The background story of this Koan
A Zen student told Ummon: "Brilliancy of Buddha illuminates the whole universe."
Before he finished the phrase Ummon asked: "You are reciting another's poem, are you not?"
"Yes," answered the student.
"You are sidetracked," said Ummon.
Afterwards another teacher, Shishin, asked his pupils: "At what point did that student go off the track?"
Reciting poems in medieval China was a sign of being educated, especially the poem of a person who was part of the elite. This monk did exactly that, but was rebuked by Umon quite rude. In this way Zen-master Umon disqualified himself as an educated man.
Much later an other master tried to repair Umons reputation as learned man and re-framed Umons reaction so that it was less challenging for Chinese conventions.
But still, the whole story is confronting, with or without Shishin's new frame.
Jumping out of the whole story is the only solution.

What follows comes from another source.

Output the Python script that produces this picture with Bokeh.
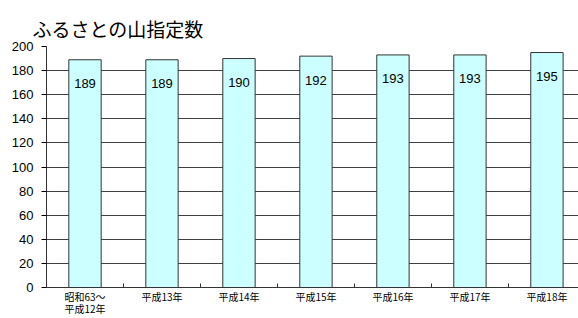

The original Chinese Goang
Yunmen: Because a monk asked, "The brilliant light silently illuminates the whole river and sands . .",
the one sentence was not yet ended when Men quickly said, “Aren’t those the words of the excellently gifted Zhangzhuo?"
The monk said, "Yes,"
Men said, "Idle speech!"
Coming after, Sixin picked this up and said, "Just say, what point is within this monk’s idle speech?"
Traditional Commentaries and .... Poems (Gata)
If anyone perceives Ummon's particular skillfulness, he will know at what point the student was off the track, and he will be a teacher of man and devas. If not, he cannot even perceive himself.
If within you are able to see how Yunmen uses the point of solitary danger of this monk’s reason for his idle speech, then you are able to give to people and gods [devas] as a teacher. If you still are not yet clear, you are not able to save yourself.